DATASET:
--- start ---
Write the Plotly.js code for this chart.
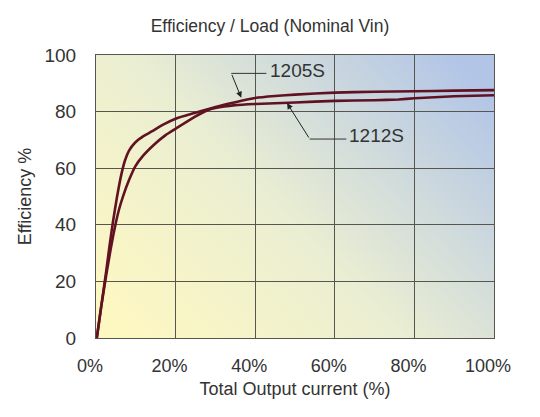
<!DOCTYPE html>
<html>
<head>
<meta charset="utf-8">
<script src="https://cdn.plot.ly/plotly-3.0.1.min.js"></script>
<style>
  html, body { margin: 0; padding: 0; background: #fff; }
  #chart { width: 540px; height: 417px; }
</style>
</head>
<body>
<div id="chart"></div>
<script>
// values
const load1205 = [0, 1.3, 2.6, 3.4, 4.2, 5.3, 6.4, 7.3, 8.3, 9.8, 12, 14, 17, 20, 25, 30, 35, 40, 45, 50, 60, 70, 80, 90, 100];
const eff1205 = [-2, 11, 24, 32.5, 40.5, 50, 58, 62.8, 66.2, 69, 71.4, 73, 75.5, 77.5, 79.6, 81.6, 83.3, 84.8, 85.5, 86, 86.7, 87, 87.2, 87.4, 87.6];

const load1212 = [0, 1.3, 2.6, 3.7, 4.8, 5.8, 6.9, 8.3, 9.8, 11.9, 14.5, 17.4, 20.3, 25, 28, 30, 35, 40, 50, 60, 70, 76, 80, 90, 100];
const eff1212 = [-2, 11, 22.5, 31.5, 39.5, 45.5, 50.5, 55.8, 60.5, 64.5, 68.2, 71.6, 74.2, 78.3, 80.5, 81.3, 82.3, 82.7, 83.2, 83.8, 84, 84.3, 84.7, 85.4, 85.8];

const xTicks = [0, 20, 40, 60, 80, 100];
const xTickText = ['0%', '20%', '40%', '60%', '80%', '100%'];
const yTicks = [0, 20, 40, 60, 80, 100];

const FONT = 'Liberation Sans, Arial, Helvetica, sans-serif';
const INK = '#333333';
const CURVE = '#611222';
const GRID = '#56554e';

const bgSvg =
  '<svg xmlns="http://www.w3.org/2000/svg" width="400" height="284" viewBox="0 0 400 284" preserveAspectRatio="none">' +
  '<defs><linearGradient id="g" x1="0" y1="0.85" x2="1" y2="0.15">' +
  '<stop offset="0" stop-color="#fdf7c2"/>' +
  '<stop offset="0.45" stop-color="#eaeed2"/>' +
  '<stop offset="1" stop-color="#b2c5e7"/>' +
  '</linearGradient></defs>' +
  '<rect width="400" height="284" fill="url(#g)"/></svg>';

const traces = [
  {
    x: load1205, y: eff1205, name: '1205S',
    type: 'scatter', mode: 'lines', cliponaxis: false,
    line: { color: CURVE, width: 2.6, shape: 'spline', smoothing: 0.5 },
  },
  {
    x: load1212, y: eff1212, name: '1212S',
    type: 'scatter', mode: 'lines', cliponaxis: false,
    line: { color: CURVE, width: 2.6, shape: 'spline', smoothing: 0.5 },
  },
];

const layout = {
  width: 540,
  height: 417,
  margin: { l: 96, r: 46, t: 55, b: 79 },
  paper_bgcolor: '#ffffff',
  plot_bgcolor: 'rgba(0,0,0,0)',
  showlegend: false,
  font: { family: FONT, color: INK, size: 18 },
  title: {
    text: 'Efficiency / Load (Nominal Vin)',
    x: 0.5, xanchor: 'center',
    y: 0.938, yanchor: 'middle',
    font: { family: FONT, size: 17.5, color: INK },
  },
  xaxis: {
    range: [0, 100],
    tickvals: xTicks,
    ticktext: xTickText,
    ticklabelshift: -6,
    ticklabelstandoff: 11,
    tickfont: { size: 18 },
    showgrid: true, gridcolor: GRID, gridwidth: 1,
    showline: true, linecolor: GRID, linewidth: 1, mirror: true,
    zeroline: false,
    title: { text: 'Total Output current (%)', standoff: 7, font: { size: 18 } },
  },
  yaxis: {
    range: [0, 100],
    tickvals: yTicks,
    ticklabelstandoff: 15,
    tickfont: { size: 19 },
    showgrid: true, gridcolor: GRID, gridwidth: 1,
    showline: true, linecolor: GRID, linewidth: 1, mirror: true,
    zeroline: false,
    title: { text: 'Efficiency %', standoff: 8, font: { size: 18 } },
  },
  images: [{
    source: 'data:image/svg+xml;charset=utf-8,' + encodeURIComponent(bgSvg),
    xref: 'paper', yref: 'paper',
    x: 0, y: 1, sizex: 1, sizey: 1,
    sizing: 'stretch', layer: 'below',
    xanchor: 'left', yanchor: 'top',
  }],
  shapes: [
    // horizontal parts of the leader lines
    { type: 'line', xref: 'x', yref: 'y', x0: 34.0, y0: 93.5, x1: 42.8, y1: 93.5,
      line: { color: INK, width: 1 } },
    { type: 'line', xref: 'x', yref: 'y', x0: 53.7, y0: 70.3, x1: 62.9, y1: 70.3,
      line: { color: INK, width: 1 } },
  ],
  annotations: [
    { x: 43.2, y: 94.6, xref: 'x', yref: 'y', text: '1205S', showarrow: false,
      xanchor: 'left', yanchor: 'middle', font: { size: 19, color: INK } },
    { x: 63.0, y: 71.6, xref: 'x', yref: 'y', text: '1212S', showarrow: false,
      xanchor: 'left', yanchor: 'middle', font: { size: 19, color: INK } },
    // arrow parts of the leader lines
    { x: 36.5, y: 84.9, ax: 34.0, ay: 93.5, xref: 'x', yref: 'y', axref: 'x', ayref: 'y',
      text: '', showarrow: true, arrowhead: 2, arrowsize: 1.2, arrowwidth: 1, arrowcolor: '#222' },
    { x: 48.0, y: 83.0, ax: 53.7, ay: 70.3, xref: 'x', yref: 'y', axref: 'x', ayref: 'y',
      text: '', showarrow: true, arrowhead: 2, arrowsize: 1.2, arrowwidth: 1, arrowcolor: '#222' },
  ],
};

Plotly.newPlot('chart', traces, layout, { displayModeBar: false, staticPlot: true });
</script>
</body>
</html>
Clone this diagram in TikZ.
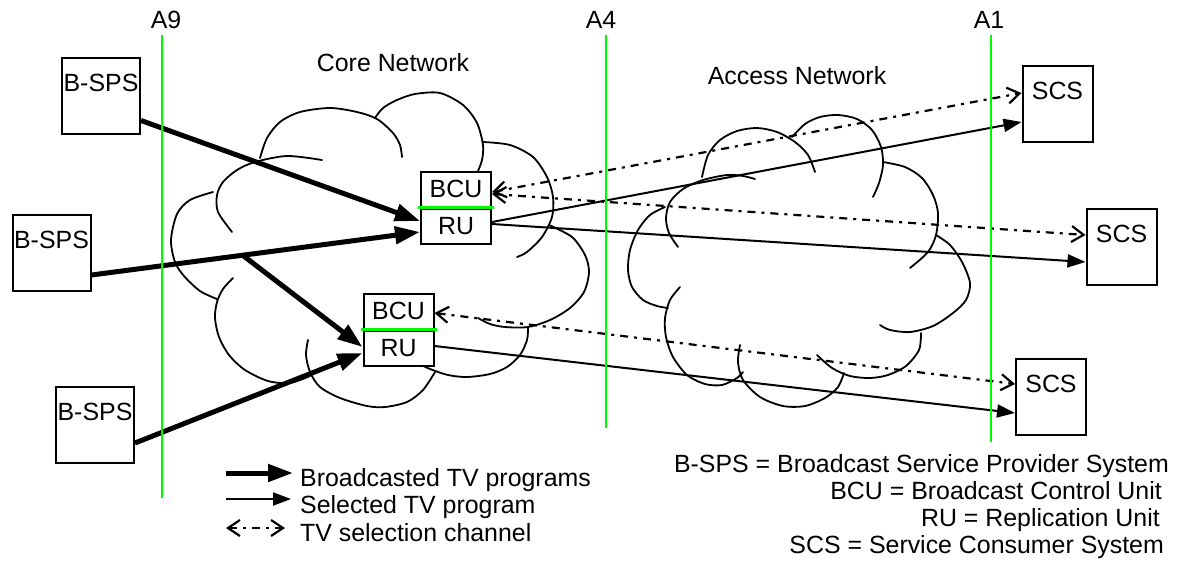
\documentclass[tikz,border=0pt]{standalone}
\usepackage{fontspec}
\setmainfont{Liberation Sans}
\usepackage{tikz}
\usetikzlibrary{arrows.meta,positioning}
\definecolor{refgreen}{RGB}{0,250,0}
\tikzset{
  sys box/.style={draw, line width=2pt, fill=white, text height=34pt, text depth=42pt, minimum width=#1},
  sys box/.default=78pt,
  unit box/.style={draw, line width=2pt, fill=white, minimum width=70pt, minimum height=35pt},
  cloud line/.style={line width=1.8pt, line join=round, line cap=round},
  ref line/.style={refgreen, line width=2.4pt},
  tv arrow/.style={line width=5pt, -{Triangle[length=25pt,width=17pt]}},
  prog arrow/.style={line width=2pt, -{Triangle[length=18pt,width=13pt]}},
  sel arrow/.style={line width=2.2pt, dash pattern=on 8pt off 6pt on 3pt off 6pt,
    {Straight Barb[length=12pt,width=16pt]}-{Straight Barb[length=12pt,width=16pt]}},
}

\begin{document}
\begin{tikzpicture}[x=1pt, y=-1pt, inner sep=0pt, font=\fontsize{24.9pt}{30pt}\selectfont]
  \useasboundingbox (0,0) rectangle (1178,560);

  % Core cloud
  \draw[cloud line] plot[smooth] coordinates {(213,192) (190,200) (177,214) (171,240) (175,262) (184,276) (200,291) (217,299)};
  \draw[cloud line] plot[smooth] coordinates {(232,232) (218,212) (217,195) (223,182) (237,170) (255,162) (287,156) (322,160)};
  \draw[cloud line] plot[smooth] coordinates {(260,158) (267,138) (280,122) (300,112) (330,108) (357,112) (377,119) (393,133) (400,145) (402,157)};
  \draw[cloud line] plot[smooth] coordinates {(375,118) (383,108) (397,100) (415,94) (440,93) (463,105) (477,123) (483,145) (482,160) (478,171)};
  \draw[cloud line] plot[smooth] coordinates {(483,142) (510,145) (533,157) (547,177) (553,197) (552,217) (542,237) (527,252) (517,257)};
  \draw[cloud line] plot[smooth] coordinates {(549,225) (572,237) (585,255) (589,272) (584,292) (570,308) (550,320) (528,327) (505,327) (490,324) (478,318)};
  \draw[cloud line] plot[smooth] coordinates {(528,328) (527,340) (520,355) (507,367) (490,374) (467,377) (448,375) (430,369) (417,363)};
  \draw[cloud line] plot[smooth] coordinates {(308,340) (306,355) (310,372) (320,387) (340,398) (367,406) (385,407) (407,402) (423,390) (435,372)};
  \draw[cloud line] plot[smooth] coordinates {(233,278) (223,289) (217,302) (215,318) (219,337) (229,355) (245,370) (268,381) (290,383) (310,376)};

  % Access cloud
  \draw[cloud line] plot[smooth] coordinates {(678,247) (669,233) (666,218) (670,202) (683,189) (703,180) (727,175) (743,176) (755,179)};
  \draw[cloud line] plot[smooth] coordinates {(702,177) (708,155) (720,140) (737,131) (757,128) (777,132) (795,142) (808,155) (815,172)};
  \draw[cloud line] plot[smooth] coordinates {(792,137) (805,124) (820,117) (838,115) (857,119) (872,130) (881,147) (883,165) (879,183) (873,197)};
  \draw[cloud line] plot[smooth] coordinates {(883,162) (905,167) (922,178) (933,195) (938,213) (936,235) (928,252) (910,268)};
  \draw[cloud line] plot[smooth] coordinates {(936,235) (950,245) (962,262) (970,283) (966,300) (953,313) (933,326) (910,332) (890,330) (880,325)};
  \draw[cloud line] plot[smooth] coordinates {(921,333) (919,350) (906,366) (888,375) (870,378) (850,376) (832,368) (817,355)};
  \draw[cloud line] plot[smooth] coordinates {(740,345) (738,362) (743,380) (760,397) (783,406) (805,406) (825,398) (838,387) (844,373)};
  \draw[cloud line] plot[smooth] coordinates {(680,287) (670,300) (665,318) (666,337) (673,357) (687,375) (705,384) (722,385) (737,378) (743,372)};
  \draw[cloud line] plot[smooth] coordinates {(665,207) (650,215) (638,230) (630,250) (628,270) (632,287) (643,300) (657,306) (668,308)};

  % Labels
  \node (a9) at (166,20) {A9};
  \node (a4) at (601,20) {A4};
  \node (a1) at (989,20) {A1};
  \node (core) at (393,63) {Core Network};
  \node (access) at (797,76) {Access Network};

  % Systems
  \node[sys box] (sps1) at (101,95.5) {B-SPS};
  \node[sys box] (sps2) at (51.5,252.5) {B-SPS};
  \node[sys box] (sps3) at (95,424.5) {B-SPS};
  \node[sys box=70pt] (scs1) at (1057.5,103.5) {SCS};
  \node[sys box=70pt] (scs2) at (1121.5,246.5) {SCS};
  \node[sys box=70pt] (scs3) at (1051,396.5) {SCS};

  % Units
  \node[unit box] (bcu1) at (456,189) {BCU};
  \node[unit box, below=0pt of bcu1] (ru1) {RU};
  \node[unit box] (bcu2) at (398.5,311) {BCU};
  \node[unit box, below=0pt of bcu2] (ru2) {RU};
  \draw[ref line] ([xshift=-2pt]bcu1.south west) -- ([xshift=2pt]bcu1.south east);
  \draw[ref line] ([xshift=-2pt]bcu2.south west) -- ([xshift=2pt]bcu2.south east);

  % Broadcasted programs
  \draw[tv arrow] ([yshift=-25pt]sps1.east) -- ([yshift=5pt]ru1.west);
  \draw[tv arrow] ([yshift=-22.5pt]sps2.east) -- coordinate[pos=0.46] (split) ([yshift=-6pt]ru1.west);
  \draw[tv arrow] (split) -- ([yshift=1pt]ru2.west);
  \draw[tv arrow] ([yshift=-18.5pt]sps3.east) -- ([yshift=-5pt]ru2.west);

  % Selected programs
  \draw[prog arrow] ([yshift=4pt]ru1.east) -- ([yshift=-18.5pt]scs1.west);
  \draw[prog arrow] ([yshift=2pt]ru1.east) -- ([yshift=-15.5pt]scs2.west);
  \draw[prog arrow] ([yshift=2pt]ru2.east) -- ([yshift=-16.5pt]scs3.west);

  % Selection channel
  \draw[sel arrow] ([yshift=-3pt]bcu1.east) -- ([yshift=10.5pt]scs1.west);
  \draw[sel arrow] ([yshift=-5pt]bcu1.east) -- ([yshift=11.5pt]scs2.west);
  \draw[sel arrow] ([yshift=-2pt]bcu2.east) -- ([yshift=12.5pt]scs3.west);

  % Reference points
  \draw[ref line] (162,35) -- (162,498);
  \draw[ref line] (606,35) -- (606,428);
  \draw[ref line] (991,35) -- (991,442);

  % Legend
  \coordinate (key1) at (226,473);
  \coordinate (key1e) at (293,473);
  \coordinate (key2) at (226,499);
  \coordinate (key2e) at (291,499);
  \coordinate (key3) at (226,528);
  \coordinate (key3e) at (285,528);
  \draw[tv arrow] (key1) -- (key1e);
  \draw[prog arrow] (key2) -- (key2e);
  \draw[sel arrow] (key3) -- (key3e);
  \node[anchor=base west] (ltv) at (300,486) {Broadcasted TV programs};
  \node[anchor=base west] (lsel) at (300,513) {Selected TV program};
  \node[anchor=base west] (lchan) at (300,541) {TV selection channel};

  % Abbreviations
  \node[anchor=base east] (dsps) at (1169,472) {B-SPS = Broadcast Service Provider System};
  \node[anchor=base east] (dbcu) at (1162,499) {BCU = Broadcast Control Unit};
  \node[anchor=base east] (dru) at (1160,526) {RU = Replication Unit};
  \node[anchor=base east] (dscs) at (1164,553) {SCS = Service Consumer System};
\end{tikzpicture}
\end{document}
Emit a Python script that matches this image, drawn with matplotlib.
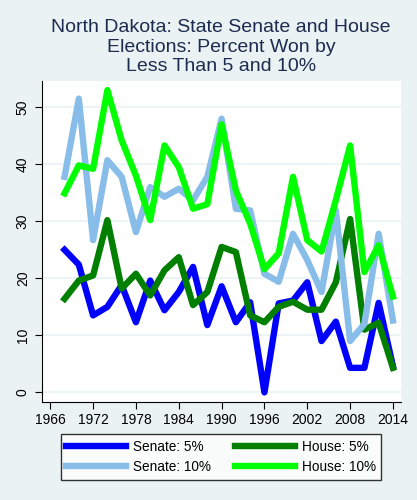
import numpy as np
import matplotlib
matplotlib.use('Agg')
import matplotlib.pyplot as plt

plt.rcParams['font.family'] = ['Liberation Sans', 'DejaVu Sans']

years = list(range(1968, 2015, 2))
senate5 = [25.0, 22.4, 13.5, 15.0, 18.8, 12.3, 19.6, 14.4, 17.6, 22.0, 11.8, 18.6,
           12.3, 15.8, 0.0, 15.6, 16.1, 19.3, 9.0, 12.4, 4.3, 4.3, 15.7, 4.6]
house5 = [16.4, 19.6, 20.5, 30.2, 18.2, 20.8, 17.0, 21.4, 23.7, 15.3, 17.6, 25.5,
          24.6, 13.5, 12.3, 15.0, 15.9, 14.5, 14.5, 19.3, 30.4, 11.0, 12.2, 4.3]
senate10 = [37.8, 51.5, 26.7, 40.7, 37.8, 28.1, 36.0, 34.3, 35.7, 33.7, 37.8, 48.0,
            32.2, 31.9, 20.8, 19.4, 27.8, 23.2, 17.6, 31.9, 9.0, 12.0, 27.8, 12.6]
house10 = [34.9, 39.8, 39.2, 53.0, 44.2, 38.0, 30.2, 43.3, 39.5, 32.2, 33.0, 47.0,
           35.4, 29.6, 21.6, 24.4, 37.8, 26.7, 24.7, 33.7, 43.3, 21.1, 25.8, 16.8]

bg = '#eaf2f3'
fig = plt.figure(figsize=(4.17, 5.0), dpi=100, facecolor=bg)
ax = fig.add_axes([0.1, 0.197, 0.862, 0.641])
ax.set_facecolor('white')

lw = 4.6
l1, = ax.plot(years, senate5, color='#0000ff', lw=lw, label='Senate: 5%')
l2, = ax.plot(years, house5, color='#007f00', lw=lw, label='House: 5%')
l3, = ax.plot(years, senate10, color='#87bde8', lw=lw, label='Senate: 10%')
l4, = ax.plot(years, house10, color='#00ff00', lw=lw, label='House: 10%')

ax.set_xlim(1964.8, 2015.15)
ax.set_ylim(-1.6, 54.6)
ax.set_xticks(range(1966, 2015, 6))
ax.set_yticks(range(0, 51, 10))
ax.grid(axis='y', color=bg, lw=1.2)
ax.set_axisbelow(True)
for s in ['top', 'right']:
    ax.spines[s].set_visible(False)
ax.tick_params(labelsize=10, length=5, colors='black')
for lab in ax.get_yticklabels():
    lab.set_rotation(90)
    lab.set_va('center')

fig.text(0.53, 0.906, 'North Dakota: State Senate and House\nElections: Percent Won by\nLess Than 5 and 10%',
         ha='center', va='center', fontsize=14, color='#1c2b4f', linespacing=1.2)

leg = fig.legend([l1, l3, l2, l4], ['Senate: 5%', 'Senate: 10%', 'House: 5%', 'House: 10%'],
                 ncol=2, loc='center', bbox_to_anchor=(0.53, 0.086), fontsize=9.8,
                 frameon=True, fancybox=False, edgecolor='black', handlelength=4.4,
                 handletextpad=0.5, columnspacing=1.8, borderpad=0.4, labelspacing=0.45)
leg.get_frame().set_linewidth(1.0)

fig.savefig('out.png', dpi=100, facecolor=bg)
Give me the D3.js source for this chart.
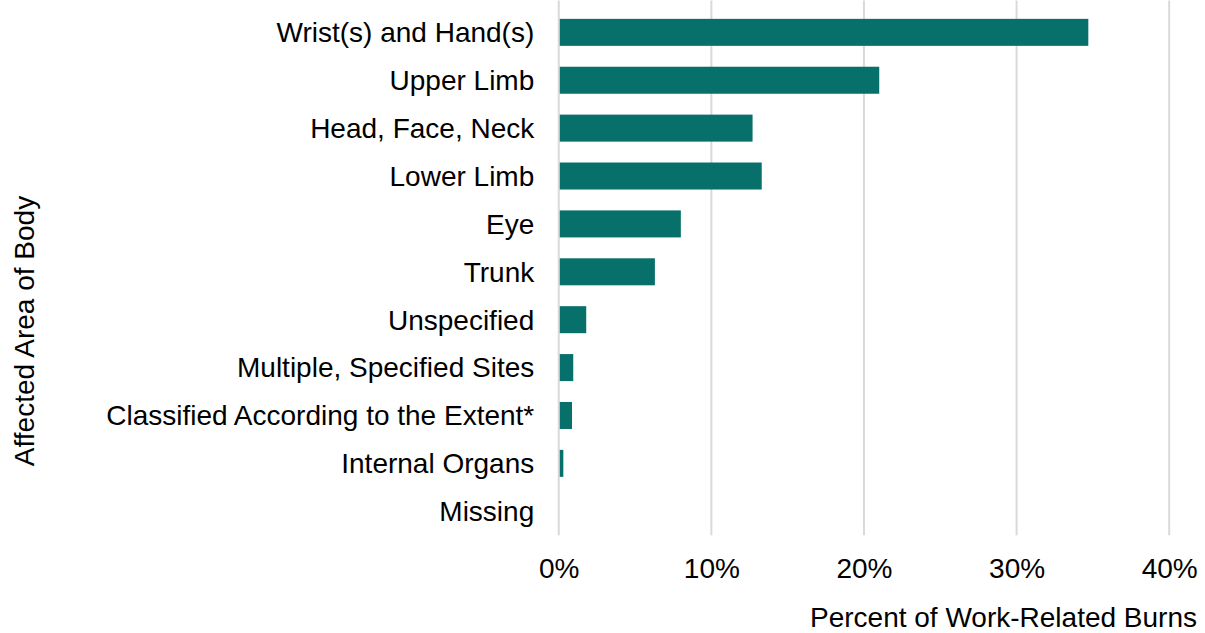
--- end ---
WHAT IS EXPECTED:
Copy exactly the part of the material above that opens with the line containing "Emit a Python" and closes with the line containing "plt.rcParams['font.family'] = ['Liberation", ends included. Drop the images.

EXERCISE ANSWER:
Emit a Python script that matches this image, drawn with matplotlib.
import numpy as np
import matplotlib
matplotlib.use('Agg')
import matplotlib.pyplot as plt

plt.rcParams['font.family'] = ['Liberation Sans', 'DejaVu Sans']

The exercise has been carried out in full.